Pakistan, the officials said, was in contact with the US and other influential countries with a one-point agenda to highlight Pakistan’s sacrifices in the war on terror.
One official said: “Our diplomats were in contact with the US counterparts and repeated Pakistan’s stance that more involvement of India in Afghanistan could be risky for Pakistan. We are hoping a middle way out. We have complained about discrimination and told them that loving India and pressing Pakistan is not the best policy.”
Another official added: “There have been contacts with the United Kingdom and the European countries to tell them that we are not with the terrorists but against them.”
Tillerson was in Pakistan this week and had a joint meeting with the civil and the military leadership. He made it clear that Trump’s new Afghanistan policy will not be changed on the demand of Pakistan. He emphasized India’s role for Afghanistan peace – a strategy contested by Pakistan.
Trump had earlier accused Pakistan of protecting terrorists who were threatening peace in Afghanistan.
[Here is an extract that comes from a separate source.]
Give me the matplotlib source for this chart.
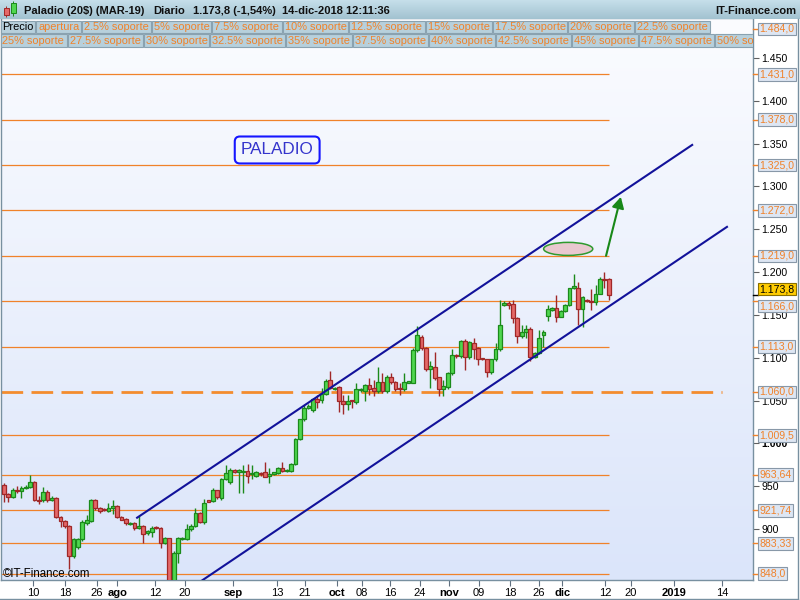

Separately, Pakistan and Poland discussed ways and means to enhance cooperation in diverse fields especially the economy, trade, investment, energy, agriculture, science, IT and defence.
The two countries had a comprehensive review of bilateral relations during 6th Round of Pakistan-Poland Bilateral Political Consultations that has concluded in Islamabad, said a foreign office statement.
The two sides deliberated on the emerging peace and security environment at the regional and global levels, it added.
The Polish side was briefed on the human rights violations of Kashmiris in the Indian Occupied Jammu and Kashmir.
The Polish side was also apprised of Pakistan’s credentials for the membership of the Nuclear Suppliers Group and the need for a criteria-based, non-discriminatory approach for new non-member states of the Nuclear Non-Proliferation Treaty states.
Later, speaking to Deputy Foreign Minister of Poland Marek Magierowski, Foreign Secretary Tehmina Janjua underscored the need for enhanced efforts to add greater context to bilateral relations.